Se o seu avô lhe tivesse respondido afirmativamente à pergunta não teria ficado tão perplexo como com a resposta que Salvatore lhe deu.

– Quero que te cases com essa mulher e que tragas o menino para aqui. Os advogados dizem que isso te dará direitos. Conseguir a custódia do menino será simples depois do divórcio.

Ivo lançou uma gargalhada feita de pura incredulidade. Quando tinha sido a última vez que se rira à frente do avô? Sem saber porquê, evocou mentalmente o riso do irmão. Ao partir, Bruno tinha levado também os risos daquela casa.

– Já acabaste? – perguntou Salvatore quando o silêncio voltou a reinar na sala.

– Parece que já pensaste muito neste assunto.

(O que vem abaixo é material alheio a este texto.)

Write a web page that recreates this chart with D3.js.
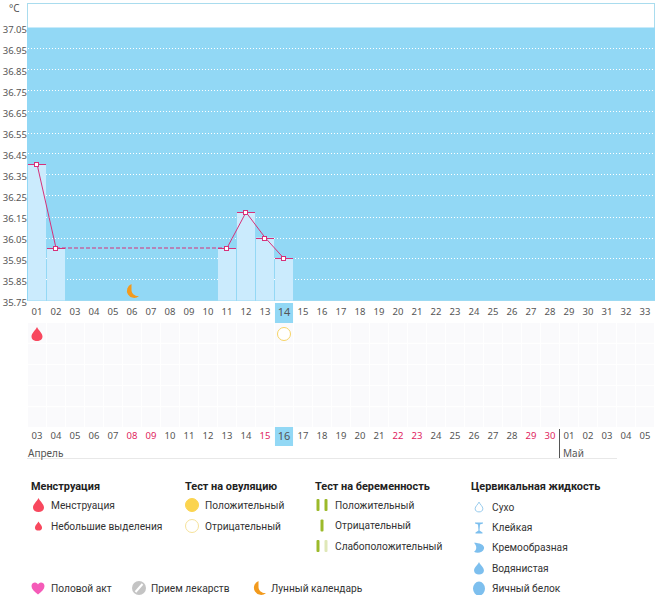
<!DOCTYPE html>
<html>
<head>
    <meta charset="utf-8">
    <title>График БТТ</title>
    <script src="https://d3js.org/d3.v7.min.js"></script>
    <style>
        body { margin: 0; background: #fff; }
        svg { display: block; }
        .axis text { font-family: "Noto Sans", sans-serif; font-size: 9.5px; fill: #555; }
        .legend text { font-family: Roboto, "Noto Sans", sans-serif; font-size: 10.2px; fill: #333; }
        .legend text.title { font-weight: 700; font-size: 10.9px; fill: #222; }
        .month { font-family: "Noto Sans", sans-serif; font-size: 10px; fill: #555; }
    </style>
</head>
<body>
    <svg id="chart" width="663" height="595"></svg>
    <script>
        // Chart data
        const cycleDays = d3.range(1, 34).map(d => String(d).padStart(2, "0"));
        const temps = [36.40, 36.00, null, null, null, null, null, null, null, null, 36.00, 36.17, 36.05, 35.95];
        const tempTicks = [37.05, 36.95, 36.85, 36.75, 36.65, 36.55, 36.45, 36.35, 36.25, 36.15, 36.05, 35.95, 35.85, 35.75];
        const dates = ["03","04","05","06","07","08","09","10","11","12","13","14","15","16","17","18","19","20","21","22","23","24","25","26","27","28","29","30","01","02","03","04","05"];
        const weekendIdx = [5, 6, 12, 19, 20, 26, 27];
        const todayIdx = 13;
        const moonIdx = 5;
        const menstruationIdx = 0;
        const ovulationNegIdx = 13;
        const gridRows = [0, 1, 2, 3, 4];

        const menstruationItems = ["Менструация", "Небольшие выделения"];
        const ovulationItems = ["Положительный", "Отрицательный"];
        const pregnancyItems = ["Положительный", "Отрицательный", "Слабоположительный"];
        const fluidItems = ["Сухо", "Клейкая", "Кремообразная", "Водянистая", "Яичный белок"];
        const otherItems = ["Половой акт", "Прием лекарств", "Лунный календарь"];

        const svg = d3.select("#chart");

        const x = d3.scaleBand().domain(d3.range(33)).range([27.5, 654.5]).paddingInner(0.05).paddingOuter(0.025);
        const y = d3.scaleLinear().domain([35.75, 37.05]).range([300.5, 27.5]);
        const cx = i => x(i) + x.bandwidth() / 2;

        // plot background
        svg.append("rect").attr("x", 27.5).attr("y", 3.5).attr("width", 627).attr("height", 297)
            .attr("fill", "#fff").attr("stroke", "#a9dcee");
        svg.append("rect").attr("x", 27).attr("y", y(37.05)).attr("width", 628).attr("height", y(35.75) - y(37.05))
            .attr("fill", "#92d8f5");

        // dotted grid
        svg.append("g").selectAll("line")
            .data(tempTicks.filter(t => t !== 37.05 && t !== 35.75))
            .enter().append("line")
            .attr("x1", 28).attr("x2", 654)
            .attr("y1", d => Math.round(y(d)) + 0.5).attr("y2", d => Math.round(y(d)) + 0.5)
            .attr("stroke", "#fff").attr("stroke-dasharray", "1,2");

        // bars
        const points = temps.map((t, i) => ({ i, t })).filter(d => d.t !== null);
        svg.append("g").selectAll("rect")
            .data(points)
            .enter().append("rect")
            .attr("x", d => x(d.i))
            .attr("y", d => y(d.t))
            .attr("width", x.bandwidth())
            .attr("height", d => y(35.75) - y(d.t))
            .attr("fill", "#cbebfd");

        // today highlight in the axis rows
        svg.append("rect").attr("x", x(todayIdx)).attr("y", 303).attr("width", x.bandwidth()).attr("height", 20).attr("fill", "#92d8f5");
        svg.append("rect").attr("x", x(todayIdx)).attr("y", 427).attr("width", x.bandwidth()).attr("height", 19).attr("fill", "#92d8f5");

        // left axis
        const yAxis = d3.axisLeft(y).tickValues(tempTicks).tickFormat(d3.format(".2f")).tickSize(0).tickPadding(0);
        svg.append("g").attr("class", "axis").attr("transform", "translate(27,2)").call(yAxis)
            .call(g => g.select(".domain").remove());
        svg.append("text").attr("class", "month").attr("x", 9).attr("y", 12).text("°C");

        // top day axis
        const dayAxis = d3.axisBottom(x).tickFormat(i => cycleDays[i]).tickSize(0).tickPadding(0);
        svg.append("g").attr("class", "axis").attr("transform", "translate(0,308)").call(dayAxis)
            .call(g => g.select(".domain").remove())
            .selectAll("text")
            .style("font-size", i => i === todayIdx ? "11px" : null);

        // bottom date axis
        const dateAxis = d3.axisBottom(x).tickFormat(i => dates[i]).tickSize(0).tickPadding(0);
        svg.append("g").attr("class", "axis").attr("transform", "translate(0,432)").call(dateAxis)
            .call(g => g.select(".domain").remove())
            .selectAll("text").attr("fill", null)
            .style("font-size", i => i === todayIdx ? "11px" : null)
            .style("fill", i => weekendIdx.includes(i) ? "#e0245e" : "#555");

        // symptom grid
        const cellRows = d3.scaleBand().domain(gridRows).range([323, 427]).paddingInner(0.06);
        svg.append("g").selectAll("g")
            .data(gridRows)
            .enter().append("g")
            .selectAll("rect")
            .data(r => d3.range(33).map(i => ({ r, i })))
            .enter().append("rect")
            .attr("x", d => x(d.i))
            .attr("y", d => cellRows(d.r))
            .attr("width", x.bandwidth())
            .attr("height", cellRows.bandwidth())
            .attr("fill", "#fafafc");

        // line
        const solidPairs = d3.pairs(points);
        svg.append("g").selectAll("line")
            .data(solidPairs)
            .enter().append("line")
            .attr("x1", d => cx(d[0].i)).attr("y1", d => y(d[0].t))
            .attr("x2", d => cx(d[1].i)).attr("y2", d => y(d[1].t))
            .attr("stroke", "#d6317a").attr("stroke-width", 1)
            .attr("stroke-dasharray", d => d[1].i - d[0].i > 1 ? "4,2" : null);

        // point caps and markers
        svg.append("g").selectAll("line")
            .data(points)
            .enter().append("line")
            .attr("x1", d => x(d.i)).attr("x2", d => x(d.i) + x.bandwidth())
            .attr("y1", d => Math.round(y(d.t)) + 0.5).attr("y2", d => Math.round(y(d.t)) + 0.5)
            .attr("stroke", "#d6317a");
        svg.append("g").selectAll("rect")
            .data(points)
            .enter().append("rect")
            .attr("x", d => Math.round(cx(d.i)) - 2.5).attr("y", d => Math.round(y(d.t)) - 1.5)
            .attr("width", 4).attr("height", 4)
            .attr("fill", "#fff").attr("stroke", "#d6317a");

        // icons
        function drop(g, px, py, s, color) {
            g.append("path")
                .attr("transform", `translate(${px},${py}) scale(${s})`)
                .attr("d", "M0,-7 C1.5,-3.5 5.5,-1 5.5,2.5 C5.5,5.5 3,7 0,7 C-3,7 -5.5,5.5 -5.5,2.5 C-5.5,-1 -1.5,-3.5 0,-7 Z")
                .attr("fill", color);
        }
        function moon(g, px, py) {
            g.append("path")
                .attr("transform", `translate(${px},${py})`)
                .attr("d", "M-0.5,-7 A7.2,7.2 0 1 0 7,5 C3.5,5.5 -0.5,3 -0.5,-1 C-0.5,-3.5 -0.5,-5.5 -0.5,-7 Z")
                .attr("fill", "#f29a1d");
        }
        function ring(g, px, py, fill, stroke) {
            g.append("circle").attr("cx", px).attr("cy", py).attr("r", 6.5)
                .attr("fill", fill).attr("stroke", stroke).attr("stroke-width", 1);
        }
        function strip(g, px, py, color) {
            g.append("rect").attr("x", px - 1.5).attr("y", py - 6).attr("width", 3).attr("height", 12).attr("rx", 1).attr("fill", color);
        }

        moon(svg, cx(moonIdx), 291);
        drop(svg, cx(menstruationIdx), 334, 1, "#f8485e");
        ring(svg, cx(ovulationNegIdx), 334, "#fff", "#f6d365");

        // month labels
        svg.append("line").attr("x1", 27).attr("x2", 617).attr("y1", 458.5).attr("y2", 458.5).attr("stroke", "#e8e8e8");
        svg.append("line").attr("x1", 559.5).attr("x2", 559.5).attr("y1", 429).attr("y2", 458).attr("stroke", "#555");
        svg.append("text").attr("class", "month").attr("x", 28).attr("y", 457).text("Апрель");
        svg.append("text").attr("class", "month").attr("x", 563).attr("y", 457).text("Май");

        // legend
        const legend = svg.append("g").attr("class", "legend");
        const label = (px, py, s, cls) => legend.append("text").attr("class", cls || null)
            .attr("x", px).attr("y", py).attr("dy", "0.35em").text(s);

        label(31, 486, "Менструация", "title");
        menstruationItems.forEach((s, i) => {
            const py = 505 + i * 21;
            drop(legend, 38.5, py, i === 0 ? 1 : 0.65, "#f8485e");
            label(51, py, s);
        });

        label(185, 486, "Тест на овуляцию", "title");
        ovulationItems.forEach((s, i) => {
            const py = 505 + i * 21;
            ring(legend, 192, py, i === 0 ? "#fbd44f" : "#fff", i === 0 ? "#fbd44f" : "#f6e29a");
            label(205, py, s);
        });

        label(315, 486, "Тест на беременность", "title");
        pregnancyItems.forEach((s, i) => {
            const py = 505 + i * 20.5;
            if (i === 1) {
                strip(legend, 322, py, "#9cba2a");
            } else {
                strip(legend, 318, py, "#9cba2a");
                strip(legend, 326, py, i === 0 ? "#9cba2a" : "#dfe8b8");
            }
            label(335, py, s);
        });

        label(471, 486, "Цервикальная жидкость", "title");
        fluidItems.forEach((s, i) => {
            const py = 507 + i * 20.4;
            const ix = 479;
            if (i === 0) {
                legend.append("path")
                    .attr("transform", `translate(${ix},${py}) scale(0.7)`)
                    .attr("d", "M0,-7 C1.5,-3.5 5.5,-1 5.5,2.5 C5.5,5.5 3,7 0,7 C-3,7 -5.5,5.5 -5.5,2.5 C-5.5,-1 -1.5,-3.5 0,-7 Z")
                    .attr("fill", "#fff").attr("stroke", "#8cc4ea").attr("stroke-width", 1.3);
            } else if (i === 1) {
                legend.append("path")
                    .attr("d", `M${ix - 4},${py - 5} h8 v1 l-3,1 l-0.5,6 l3,2 v1 h-7 v-1 l3,-2 l-0.5,-6 l-3,-1 Z`)
                    .attr("fill", "#7dbfee");
            } else if (i === 2) {
                legend.append("path")
                    .attr("d", `M${ix - 5},${py - 5} C${ix},${py - 5} ${ix + 6},${py - 3} ${ix + 5},${py + 1} C${ix + 4},${py + 5} ${ix - 2},${py + 6} ${ix - 5},${py + 4} C${ix - 2},${py + 2} ${ix - 2},${py - 2} ${ix - 5},${py - 5} Z`)
                    .attr("fill", "#7dbfee");
            } else if (i === 3) {
                drop(legend, ix, py, 0.9, "#7dbfee");
            } else {
                legend.append("ellipse").attr("cx", ix).attr("cy", py).attr("rx", 6).attr("ry", 7).attr("fill", "#7dbfee");
            }
            label(492, py, s);
        });

        // bottom row of the legend
        legend.append("path")
            .attr("transform", "translate(38,588)")
            .attr("d", "M0,6.5 C-4,3.5 -6.5,1 -6.5,-2 C-6.5,-4.5 -4.5,-5.5 -3,-5.5 C-1.5,-5.5 -0.5,-4.5 0,-3.5 C0.5,-4.5 1.5,-5.5 3,-5.5 C4.5,-5.5 6.5,-4.5 6.5,-2 C6.5,1 4,3.5 0,6.5 Z")
            .attr("fill", "#f55bb8");
        label(51, 588, otherItems[0]);
        legend.append("circle").attr("cx", 139).attr("cy", 588).attr("r", 7).attr("fill", "#c4c4c4");
        legend.append("line").attr("x1", 135.5).attr("y1", 592).attr("x2", 142.5).attr("y2", 584)
            .attr("stroke", "#fff").attr("stroke-width", 2);
        label(151, 588, otherItems[1]);
        moon(legend, 259, 588);
        label(271, 588, otherItems[2]);
    </script>
</body>
</html>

– Vais dizer-me que não conseguirias fazer com que se apaixonasse por ti, se quisesses?

– Obrigado pela confiança que tens em mim – disse Ivo com ironia ao mesmo tempo que se punha em pé. Então, pôs as mãos na secretária e acrescentou, pronunciando lentamente cada palavra: – Não quero fazer isso.

Tinha chegado à porta quando o seu avô declarou nas suas costas:

– Estou a morrer e quero que tragas o menino para aqui. Queres que o filho do teu irmão seja criado com uma desconhecida e que não aprenda o seu idioma, que não desfrute das vantagens que o seu apelido lhe dará? És assim tão egoísta?

Ivo voltou-se muito devagar e cravou os olhos no enrugado rosto do avô. Sim, via-o envelhecido.

– Isso é verdade?

– Achas que diria algo assim se não fosse verdade?

– Sim – respondeu Ivo sem vacilar.

Salvatore lançou uma gargalhada e pareceu satisfeito. Evidentemente, sentia-se lisonjeado.

– Quero manter alguma dignidade no que é um processo lamentável. Não vou aborrecer-te com os detalhes desagradáveis, mas estou a morrer e quero ver o menino. Fazes-me esse favor?

Ivo soltou devagar o ar que tinha estado a conter nos pulmões.

– Não posso prometer-te nada – respondeu Ivo fazendo uma promessa a si mesmo: não ia deixar o menino nas mãos de Salvatore, mas levaria para ali o sobrinho e iria protegê-lo, continuamente, da influência tóxica do avô, tal como Bruno o tinha protegido a ele.

O avô sorriu.

– Sabia que não me dececionarias, Bruno.